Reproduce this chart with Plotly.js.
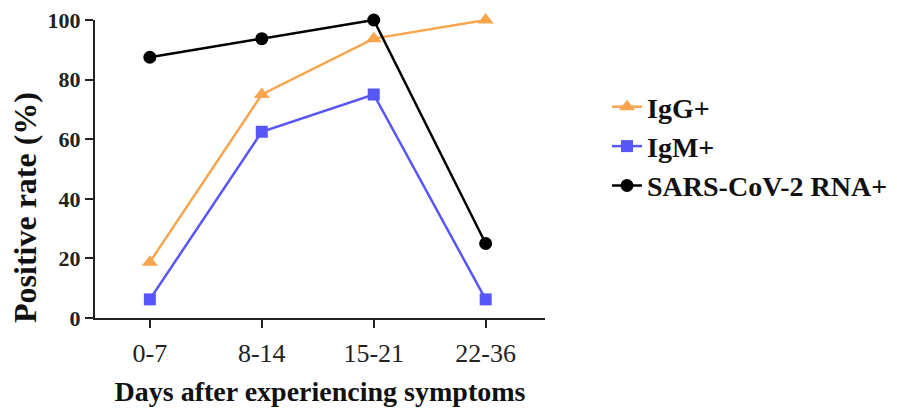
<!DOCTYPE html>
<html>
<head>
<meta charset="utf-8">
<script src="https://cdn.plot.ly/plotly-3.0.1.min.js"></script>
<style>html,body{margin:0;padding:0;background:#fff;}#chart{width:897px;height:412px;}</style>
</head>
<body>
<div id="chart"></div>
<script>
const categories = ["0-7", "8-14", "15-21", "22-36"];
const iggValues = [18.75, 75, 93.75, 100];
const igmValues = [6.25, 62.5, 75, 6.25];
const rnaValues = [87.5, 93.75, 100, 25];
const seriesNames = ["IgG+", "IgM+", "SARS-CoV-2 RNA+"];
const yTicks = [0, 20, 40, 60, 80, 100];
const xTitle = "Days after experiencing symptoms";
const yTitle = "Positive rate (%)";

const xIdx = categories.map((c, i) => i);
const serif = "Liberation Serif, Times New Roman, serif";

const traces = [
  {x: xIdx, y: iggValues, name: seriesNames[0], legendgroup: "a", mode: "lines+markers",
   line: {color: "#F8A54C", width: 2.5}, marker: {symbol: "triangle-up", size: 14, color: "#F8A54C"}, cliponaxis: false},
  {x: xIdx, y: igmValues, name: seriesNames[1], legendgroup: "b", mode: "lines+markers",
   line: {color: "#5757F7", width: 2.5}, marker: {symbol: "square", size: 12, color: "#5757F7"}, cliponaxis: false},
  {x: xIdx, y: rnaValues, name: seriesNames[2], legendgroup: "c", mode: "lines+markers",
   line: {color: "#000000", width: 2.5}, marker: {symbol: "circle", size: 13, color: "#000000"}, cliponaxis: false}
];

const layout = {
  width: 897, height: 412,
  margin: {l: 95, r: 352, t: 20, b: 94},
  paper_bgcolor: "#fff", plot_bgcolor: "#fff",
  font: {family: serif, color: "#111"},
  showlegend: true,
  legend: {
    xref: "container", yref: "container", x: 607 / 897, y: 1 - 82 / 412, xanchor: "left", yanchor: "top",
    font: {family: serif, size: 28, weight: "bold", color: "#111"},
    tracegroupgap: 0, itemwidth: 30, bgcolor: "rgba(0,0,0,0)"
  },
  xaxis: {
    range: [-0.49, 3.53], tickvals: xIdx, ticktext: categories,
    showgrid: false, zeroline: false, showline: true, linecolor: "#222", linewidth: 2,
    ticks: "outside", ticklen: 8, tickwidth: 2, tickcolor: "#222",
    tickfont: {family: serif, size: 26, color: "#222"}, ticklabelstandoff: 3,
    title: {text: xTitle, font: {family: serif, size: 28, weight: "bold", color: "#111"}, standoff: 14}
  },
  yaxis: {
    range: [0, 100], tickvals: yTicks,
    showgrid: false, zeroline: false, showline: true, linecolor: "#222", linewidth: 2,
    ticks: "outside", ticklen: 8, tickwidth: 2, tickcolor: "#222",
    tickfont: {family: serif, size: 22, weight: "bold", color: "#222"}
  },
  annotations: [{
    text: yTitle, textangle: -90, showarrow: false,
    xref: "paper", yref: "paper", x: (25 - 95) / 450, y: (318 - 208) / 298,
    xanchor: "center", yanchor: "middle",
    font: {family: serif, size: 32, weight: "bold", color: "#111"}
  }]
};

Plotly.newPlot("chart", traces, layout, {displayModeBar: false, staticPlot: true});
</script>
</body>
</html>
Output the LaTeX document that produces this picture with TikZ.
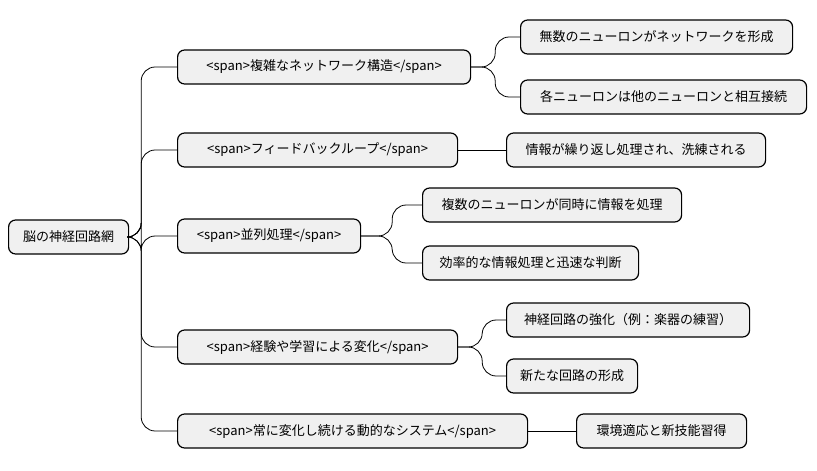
_ _ _ _ _ _ _
Print, exactly as written, the lines above from the first one to the one containing "Serif, Times New". Leave out pictures.

Reproduce this chart with Plotly.js.
<!DOCTYPE html>
<html>
<head>
<meta charset="utf-8">
<script src="https://cdn.plot.ly/plotly-3.0.1.min.js"></script>
<style>html,body{margin:0;padding:0;background:#fff;}#chart{width:897px;height:412px;}</style>
</head>
<body>
<div id="chart"></div>
<script>
const categories = ["0-7", "8-14", "15-21", "22-36"];
const iggValues = [18.75, 75, 93.75, 100];
const igmValues = [6.25, 62.5, 75, 6.25];
const rnaValues = [87.5, 93.75, 100, 25];
const seriesNames = ["IgG+", "IgM+", "SARS-CoV-2 RNA+"];
const yTicks = [0, 20, 40, 60, 80, 100];
const xTitle = "Days after experiencing symptoms";
const yTitle = "Positive rate (%)";

const xIdx = categories.map((c, i) => i);
const serif = "Liberation Serif, Times New Roman, serif";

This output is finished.